Over the last thirty years a vast number of comics and graphic novels have been published which have enjoyed enthusiastic popular reception and increasing academic appreciation in the Anglophone world. In addition to such perennial heroes as Superman and Batman, licensing and merchandising have made many comic books and graphic novel characters more widely known to the general public than ever. Despite their undeniable success, comics and graphic novels have often been stigmatized as popular-culture products and lowbrow entertainment, being primarily suitable for children and the uneducated masses. However, due to the increasing importance of cultural studies and their interest in popular forms, comics and graphic novels with their repetitive structures, their formulaic plots and effects of recognition have experienced a re-evaluation. Also, with W. J. T. Mitchell’s proclamation of an “iconic turn” in twentieth-century Western culture, a growing interest in visual culture has led to more in-depth investigations in the humanities of bi-, pluri- and intermedial phenomena such as comics and graphic novels.

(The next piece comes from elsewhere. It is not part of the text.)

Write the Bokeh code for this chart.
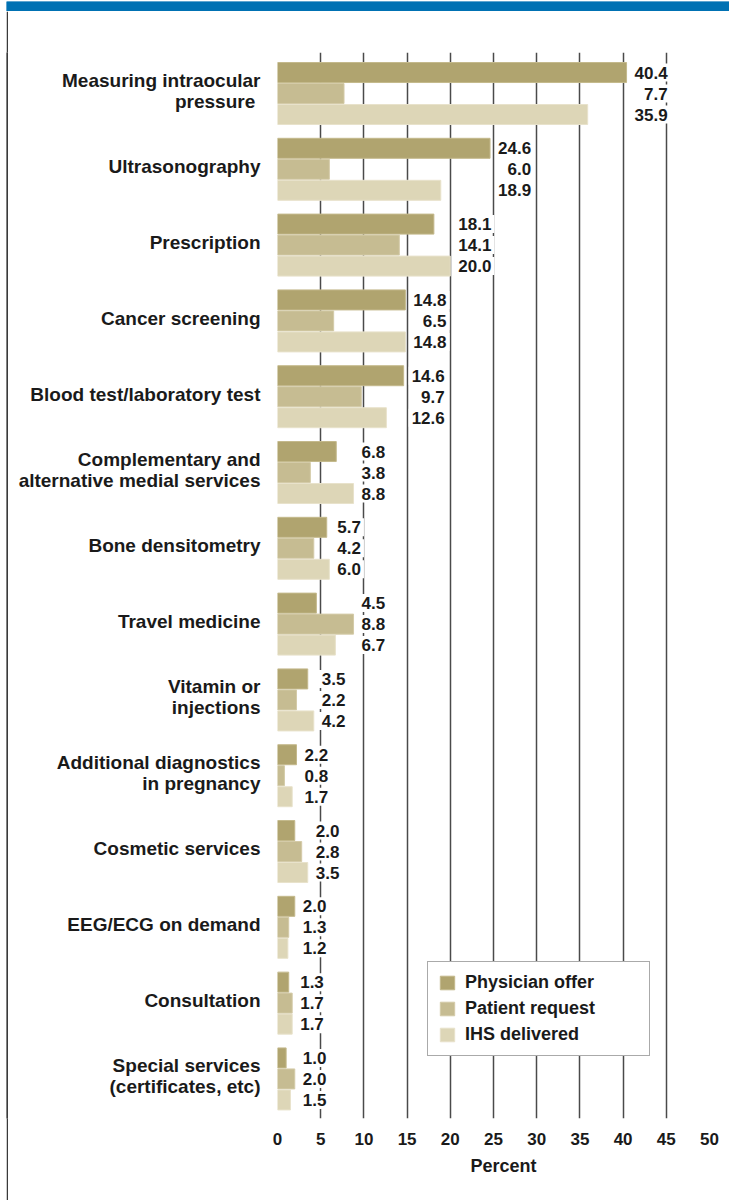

Our project focuses on two aspects of comics and graphic novels which have been neglected by researchers so far: Firstly, seriality is not considered to be merely a reduction of aesthetic complexity and part of the culture industry’s ideological context of deception, but rather a form of standardization and schematization, generating new possibilities for formal, experiential and ideological variation. We understand seriality as an interaction of formal-material conditions and experiential practices. Secondly, we will investigate intermedial narration. Several scholars have pointed out that the lowbrow reputation of graphic novels has prevented them from receiving the theoretical attention their unique blend of graphic and verbal signs deserves. While the narrative structures of other pluri-medial forms such as film have been investigated over the last decades, research of the narratology of comics is still in its infancy. Since graphic novels are intricate narratological cases – they not only narrate serially, but also involve two media, texts and pictures – it is our second research goal to contribute to the development of a narratological model that describes graphic novels’ serial and bi-medial storytelling. Against the backdrop of general media theories we will approach the question of how the bi-medial graphic novels narrate. This will help to develop a narratology which transcends the boundaries of media and of disciplines in order to cope with the ubiquity of narrative phenomena in contemporary culture.